Short task: Exactly as written, retype the listing below, omitting the pictures.

*** Stored data

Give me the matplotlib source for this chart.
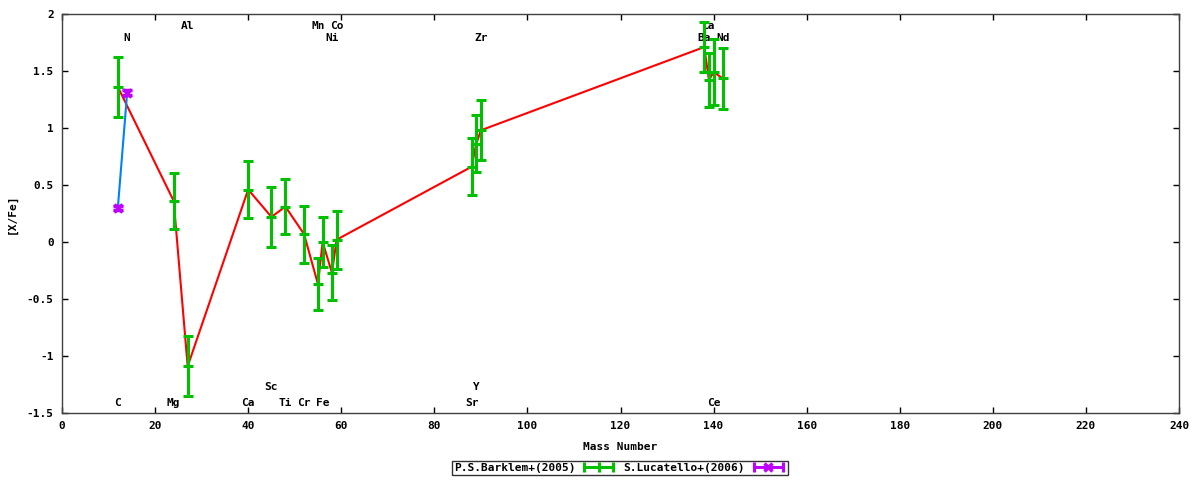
import numpy as np
import matplotlib
matplotlib.use('Agg')
from matplotlib import pyplot as plt
from matplotlib.lines import Line2D
from matplotlib.legend_handler import HandlerLine2D, HandlerTuple

# P.S.Barklem+(2005)
barklem_mass = [12, 24, 27, 40, 45, 48, 52, 55, 56, 58, 59, 88, 89, 90, 138, 139, 140, 142]
barklem_xfe = [1.36, 0.36, -1.09, 0.46, 0.22, 0.31, 0.07, -0.37, 0.00, -0.27, 0.02,
               0.66, 0.86, 0.98, 1.71, 1.42, 1.49, 1.435]
barklem_err = [0.26, 0.245, 0.265, 0.25, 0.26, 0.24, 0.25, 0.23, 0.22, 0.24, 0.255,
               0.25, 0.25, 0.265, 0.22, 0.24, 0.29, 0.265]

# S.Lucatello+(2006)
lucatello_mass = [12, 14]
lucatello_xfe = [0.30, 1.31]
lucatello_err = [0.02, 0.02]

# element names along the top / bottom of the plot
elem_names = ['C', 'N', 'Mg', 'Al', 'Ca', 'Sc', 'Ti', 'Cr', 'Mn', 'Fe', 'Co', 'Ni',
              'Sr', 'Y', 'Zr', 'Ba', 'La', 'Ce', 'Nd']
elem_mass = [12, 14, 24, 27, 40, 45, 48, 52, 55, 56, 59, 58, 88, 89, 90, 138, 139, 140, 142]
elem_ypos = [-1.41, 1.79, -1.41, 1.895, -1.41, -1.27, -1.41, -1.41, 1.895, -1.41, 1.895, 1.79,
             -1.41, -1.27, 1.79, 1.79, 1.895, -1.41, 1.79]

RED = '#ff0000'
GREEN = '#00c000'
BLUE = '#0080ff'
PURPLE = '#c000ff'
FONT = dict(family='DejaVu Sans Mono', weight='bold', size=8)


def main():
    plt.rcParams['font.family'] = 'DejaVu Sans Mono'
    plt.rcParams['font.weight'] = 'bold'
    plt.rcParams['font.size'] = 8

    fig = plt.figure(figsize=(12, 4.8), dpi=100)
    ax = fig.add_axes([62 / 1200, 1 - 413 / 480, 1117 / 1200, 399 / 480])

    # element labels (behind the data)
    for name, m, y in zip(elem_names, elem_mass, elem_ypos):
        ax.text(m, y, name, ha='center', va='center', zorder=1, **FONT)

    # connecting lines
    ax.plot(barklem_mass, barklem_xfe, color=RED, lw=1.5, zorder=2)
    ax.plot(lucatello_mass, lucatello_xfe, color=BLUE, lw=1.5, zorder=2)

    # error bars
    ax.errorbar(barklem_mass, barklem_xfe, yerr=barklem_err, fmt='_', color=GREEN,
                ms=7, mew=2.2, elinewidth=2.2, capsize=3.6, capthick=2.2, zorder=3)
    ax.errorbar(lucatello_mass, lucatello_xfe, yerr=lucatello_err, fmt='x', color=PURPLE,
                ms=6, mew=2.5, elinewidth=2.2, capsize=3.6, capthick=2.2, zorder=4)

    ax.set_xlim(0, 240)
    ax.set_ylim(-1.5, 2)
    ax.set_xticks(np.arange(0, 241, 20))
    ax.set_yticks(np.arange(-1.5, 2.01, 0.5))
    ax.set_yticklabels(['-1.5', '-1', '-0.5', '0', '0.5', '1', '1.5', '2'])
    ax.tick_params(direction='in', length=4, width=1, top=True, right=True, pad=6,
                   labelsize=8, colors='black')
    for sp in ax.spines.values():
        sp.set_linewidth(1)
        sp.set_color('#404040')

    ax.set_xlabel('Mass Number', **FONT)
    ax.set_ylabel('[X/Fe]', **FONT)
    ax.xaxis.set_label_coords(0.5, -0.085)
    ax.xaxis.label.set_va('center')
    ax.yaxis.set_label_coords(-0.045, 0.5)
    ax.yaxis.label.set_va('center')

    # gnuplot-like key: text first, sample after
    h_green = Line2D([], [], color=GREEN, lw=2.2, marker='|', ms=7, mew=2.2)
    h_purple_line = Line2D([], [], color=PURPLE, lw=2.2, marker='|', ms=7, mew=2.2)
    h_purple_x = Line2D([], [], color=PURPLE, lw=0, marker='x', ms=6, mew=2.5)
    hmap = {h_green: HandlerLine2D(numpoints=3),
            h_purple_line: HandlerLine2D(numpoints=2),
            h_purple_x: HandlerLine2D(numpoints=1),
            tuple: HandlerTuple(ndivide=1)}
    leg = fig.legend([h_green, (h_purple_line, h_purple_x)],
                     ['P.S.Barklem+(2005)', 'S.Lucatello+(2006)'],
                     handler_map=hmap, ncol=2, markerfirst=False,
                     loc='center', bbox_to_anchor=(620 / 1200, 1 - 468 / 480),
                     prop=FONT, frameon=True, fancybox=False, handlelength=3.2,
                     handletextpad=0.5, columnspacing=0.6, borderpad=0.15,
                     borderaxespad=0)
    leg.get_frame().set_edgecolor('black')
    leg.get_frame().set_linewidth(1)

    fig.savefig('out.png', dpi=100)


if __name__ == '__main__':
    main()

******

Task answer:
Give me the matplotlib source for this chart.
import numpy as np
import matplotlib
matplotlib.use('Agg')
from matplotlib import pyplot as plt
from matplotlib.lines import Line2D
from matplotlib.legend_handler import HandlerLine2D, HandlerTuple

# P.S.Barklem+(2005)
barklem_mass = [12, 24, 27, 40, 45, 48, 52, 55, 56, 58, 59, 88, 89, 90, 138, 139, 140, 142]
barklem_xfe = [1.36, 0.36, -1.09, 0.46, 0.22, 0.31, 0.07, -0.37, 0.00, -0.27, 0.02,
               0.66, 0.86, 0.98, 1.71, 1.42, 1.49, 1.435]
barklem_err = [0.26, 0.245, 0.265, 0.25, 0.26, 0.24, 0.25, 0.23, 0.22, 0.24, 0.255,
               0.25, 0.25, 0.265, 0.22, 0.24, 0.29, 0.265]

# S.Lucatello+(2006)
lucatello_mass = [12, 14]
lucatello_xfe = [0.30, 1.31]
lucatello_err = [0.02, 0.02]

# element names along the top / bottom of the plot
elem_names = ['C', 'N', 'Mg', 'Al', 'Ca', 'Sc', 'Ti', 'Cr', 'Mn', 'Fe', 'Co', 'Ni',
              'Sr', 'Y', 'Zr', 'Ba', 'La', 'Ce', 'Nd']
elem_mass = [12, 14, 24, 27, 40, 45, 48, 52, 55, 56, 59, 58, 88, 89, 90, 138, 139, 140, 142]
elem_ypos = [-1.41, 1.79, -1.41, 1.895, -1.41, -1.27, -1.41, -1.41, 1.895, -1.41, 1.895, 1.79,
             -1.41, -1.27, 1.79, 1.79, 1.895, -1.41, 1.79]

RED = '#ff0000'
GREEN = '#00c000'
BLUE = '#0080ff'
PURPLE = '#c000ff'
FONT = dict(family='DejaVu Sans Mono', weight='bold', size=8)


def main():
    plt.rcParams['font.family'] = 'DejaVu Sans Mono'
    plt.rcParams['font.weight'] = 'bold'
    plt.rcParams['font.size'] = 8

    fig = plt.figure(figsize=(12, 4.8), dpi=100)
    ax = fig.add_axes([62 / 1200, 1 - 413 / 480, 1117 / 1200, 399 / 480])

    # element labels (behind the data)
    for name, m, y in zip(elem_names, elem_mass, elem_ypos):
        ax.text(m, y, name, ha='center', va='center', zorder=1, **FONT)

    # connecting lines
    ax.plot(barklem_mass, barklem_xfe, color=RED, lw=1.5, zorder=2)
    ax.plot(lucatello_mass, lucatello_xfe, color=BLUE, lw=1.5, zorder=2)

    # error bars
    ax.errorbar(barklem_mass, barklem_xfe, yerr=barklem_err, fmt='_', color=GREEN,
                ms=7, mew=2.2, elinewidth=2.2, capsize=3.6, capthick=2.2, zorder=3)
    ax.errorbar(lucatello_mass, lucatello_xfe, yerr=lucatello_err, fmt='x', color=PURPLE,
                ms=6, mew=2.5, elinewidth=2.2, capsize=3.6, capthick=2.2, zorder=4)

    ax.set_xlim(0, 240)
    ax.set_ylim(-1.5, 2)
    ax.set_xticks(np.arange(0, 241, 20))
    ax.set_yticks(np.arange(-1.5, 2.01, 0.5))
    ax.set_yticklabels(['-1.5', '-1', '-0.5', '0', '0.5', '1', '1.5', '2'])
    ax.tick_params(direction='in', length=4, width=1, top=True, right=True, pad=6,
                   labelsize=8, colors='black')
    for sp in ax.spines.values():
        sp.set_linewidth(1)
        sp.set_color('#404040')

    ax.set_xlabel('Mass Number', **FONT)
    ax.set_ylabel('[X/Fe]', **FONT)
    ax.xaxis.set_label_coords(0.5, -0.085)
    ax.xaxis.label.set_va('center')
    ax.yaxis.set_label_coords(-0.045, 0.5)
    ax.yaxis.label.set_va('center')

    # gnuplot-like key: text first, sample after
    h_green = Line2D([], [], color=GREEN, lw=2.2, marker='|', ms=7, mew=2.2)
    h_purple_line = Line2D([], [], color=PURPLE, lw=2.2, marker='|', ms=7, mew=2.2)
    h_purple_x = Line2D([], [], color=PURPLE, lw=0, marker='x', ms=6, mew=2.5)
    hmap = {h_green: HandlerLine2D(numpoints=3),
            h_purple_line: HandlerLine2D(numpoints=2),
            h_purple_x: HandlerLine2D(numpoints=1),
            tuple: HandlerTuple(ndivide=1)}
    leg = fig.legend([h_green, (h_purple_line, h_purple_x)],
                     ['P.S.Barklem+(2005)', 'S.Lucatello+(2006)'],
                     handler_map=hmap, ncol=2, markerfirst=False,
                     loc='center', bbox_to_anchor=(620 / 1200, 1 - 468 / 480),
                     prop=FONT, frameon=True, fancybox=False, handlelength=3.2,
                     handletextpad=0.5, columnspacing=0.6, borderpad=0.15,
                     borderaxespad=0)
    leg.get_frame().set_edgecolor('black')
    leg.get_frame().set_linewidth(1)

    fig.savefig('out.png', dpi=100)


if __name__ == '__main__':
    main()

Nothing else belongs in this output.